EXERCISE GOAL => From the first line of the data below through the line bearing "t.set_y(-3)", reproduce each line exactly; do not include pictures.

INFORMATION PROVIDED =>
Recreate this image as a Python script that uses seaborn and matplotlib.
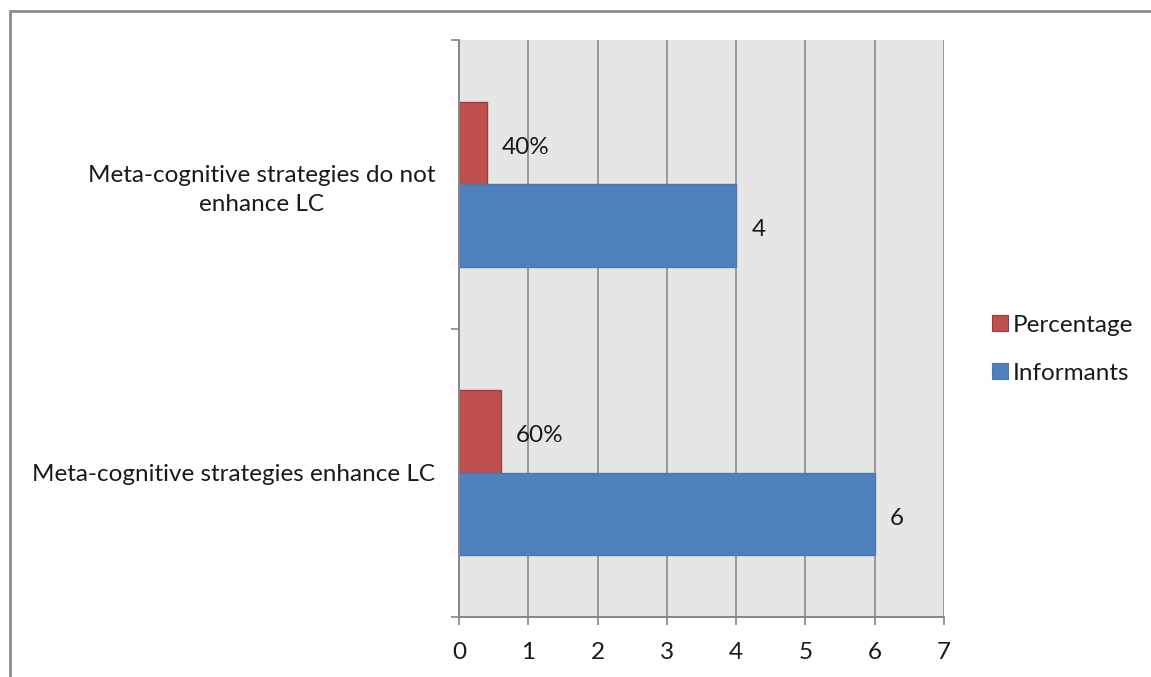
import matplotlib
matplotlib.use("Agg")
import matplotlib.pyplot as plt
from matplotlib.lines import Line2D
import seaborn as sns
import pandas as pd

# Chart data
categories = [
    "Meta-cognitive strategies do not enhance LC",
    "Meta-cognitive strategies enhance LC",
]
tick_labels = [
    "Meta-cognitive strategies do not\nenhance LC",
    "Meta-cognitive strategies enhance LC",
]
series = ["Percentage", "Informants"]
percentage = [0.4, 0.6]
percentage_labels = ["40%", "60%"]
informants = [4, 6]
informant_labels = ["4", "6"]

rows = []
for cat, p, n in zip(categories, percentage, informants):
    rows.append({"category": cat, "series": "Percentage", "value": p})
    rows.append({"category": cat, "series": "Informants", "value": n})
df = pd.DataFrame(rows)

sns.set_theme(style="white")
plt.rcParams["font.family"] = ["Lato", "DejaVu Sans"]
FS = 17.5
TXT = "#1a1a1a"

fig = plt.figure(figsize=(11.51, 6.77), dpi=100)
ax = fig.add_axes([459 / 1151, 1 - 617 / 677, (944 - 459) / 1151, (617 - 40) / 677])
ax.set_facecolor("#e6e6e6")

palette = {"Percentage": "#c0504d", "Informants": "#4f81bd"}
edges = {"Percentage": "#9b3d3b", "Informants": "#4a7ab3"}

sns.barplot(
    data=df, y="category", x="value", hue="series",
    order=categories, hue_order=series, palette=palette,
    orient="h", width=0.573, gap=0, saturation=1, ax=ax, legend=False,
    zorder=3,
)

# bar outlines per series
for container, name in zip(ax.containers, series):
    for bar in container:
        bar.set_edgecolor(edges[name])
        bar.set_linewidth(1.0)

# value labels, nudged slightly below the bar centre line
for container, labels in zip(ax.containers, [percentage_labels, informant_labels]):
    texts = ax.bar_label(container, labels=labels, padding=11, fontsize=FS, color=TXT)
    for t in texts:
        t.set_y(-3)

ax.set_xlim(0, 7)
ax.set_ylim(1.5, -0.5)
ax.set_xticks(range(0, 8))
ax.set_xticklabels([str(i) for i in range(0, 8)], fontsize=FS, color=TXT)
ax.set_yticks([0, 1])
ax.set_yticklabels(tick_labels, fontsize=FS, color=TXT)
for t in ax.get_yticklabels():
    t.set_multialignment("center")
    t.set_linespacing(1.45)
ax.set_yticks([-0.5, 0.5, 1.5], minor=True)
ax.tick_params(axis="y", which="major", length=0, pad=17)
ax.tick_params(axis="y", which="minor", length=6, width=1.2, color="#868686", direction="out", left=True)
ax.tick_params(axis="x", which="major", length=6, width=1.2, color="#868686", direction="out", bottom=True, pad=12)
ax.set_xlabel("")
ax.set_ylabel("")

ax.grid(axis="x", color="#8c8c8c", linewidth=1.2, zorder=1)
ax.set_axisbelow(True)
for side in ["top", "right"]:
    ax.spines[side].set_visible(False)
for side in ["left", "bottom"]:
    ax.spines[side].set_color("#868686")
    ax.spines[side].set_linewidth(1.4)
    ax.spines[side].set_zorder(4)

# legend
handles = [
    Line2D([], [], marker="s", linestyle="none", markersize=12,
           markerfacecolor=palette[s], markeredgecolor=edges[s], markeredgewidth=0.8)
    for s in series
]
fig.legend(handles, series, loc="upper left", bbox_to_anchor=(968 / 1151, 1 - 293 / 677),
           frameon=False, fontsize=FS, labelspacing=1.1, handlelength=0.8,
           handletextpad=0.15, labelcolor=TXT)

# outer chart frame (top and left edges)
fig.add_artist(Line2D([10 / 1151, 1.0], [1 - 11 / 677, 1 - 11 / 677],
                      transform=fig.transFigure, color="#8c8c8c", linewidth=2.0))
fig.add_artist(Line2D([10 / 1151, 10 / 1151], [0.0, 1 - 11 / 677],
                      transform=fig.transFigure, color="#8c8c8c", linewidth=2.0))

fig.savefig("out.png", dpi=100, facecolor="white")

COMPLETE RESPONSE =>
Recreate this image as a Python script that uses seaborn and matplotlib.
import matplotlib
matplotlib.use("Agg")
import matplotlib.pyplot as plt
from matplotlib.lines import Line2D
import seaborn as sns
import pandas as pd

# Chart data
categories = [
    "Meta-cognitive strategies do not enhance LC",
    "Meta-cognitive strategies enhance LC",
]
tick_labels = [
    "Meta-cognitive strategies do not\nenhance LC",
    "Meta-cognitive strategies enhance LC",
]
series = ["Percentage", "Informants"]
percentage = [0.4, 0.6]
percentage_labels = ["40%", "60%"]
informants = [4, 6]
informant_labels = ["4", "6"]

rows = []
for cat, p, n in zip(categories, percentage, informants):
    rows.append({"category": cat, "series": "Percentage", "value": p})
    rows.append({"category": cat, "series": "Informants", "value": n})
df = pd.DataFrame(rows)

sns.set_theme(style="white")
plt.rcParams["font.family"] = ["Lato", "DejaVu Sans"]
FS = 17.5
TXT = "#1a1a1a"

fig = plt.figure(figsize=(11.51, 6.77), dpi=100)
ax = fig.add_axes([459 / 1151, 1 - 617 / 677, (944 - 459) / 1151, (617 - 40) / 677])
ax.set_facecolor("#e6e6e6")

palette = {"Percentage": "#c0504d", "Informants": "#4f81bd"}
edges = {"Percentage": "#9b3d3b", "Informants": "#4a7ab3"}

sns.barplot(
    data=df, y="category", x="value", hue="series",
    order=categories, hue_order=series, palette=palette,
    orient="h", width=0.573, gap=0, saturation=1, ax=ax, legend=False,
    zorder=3,
)

# bar outlines per series
for container, name in zip(ax.containers, series):
    for bar in container:
        bar.set_edgecolor(edges[name])
        bar.set_linewidth(1.0)

# value labels, nudged slightly below the bar centre line
for container, labels in zip(ax.containers, [percentage_labels, informant_labels]):
    texts = ax.bar_label(container, labels=labels, padding=11, fontsize=FS, color=TXT)
    for t in texts:
        t.set_y(-3)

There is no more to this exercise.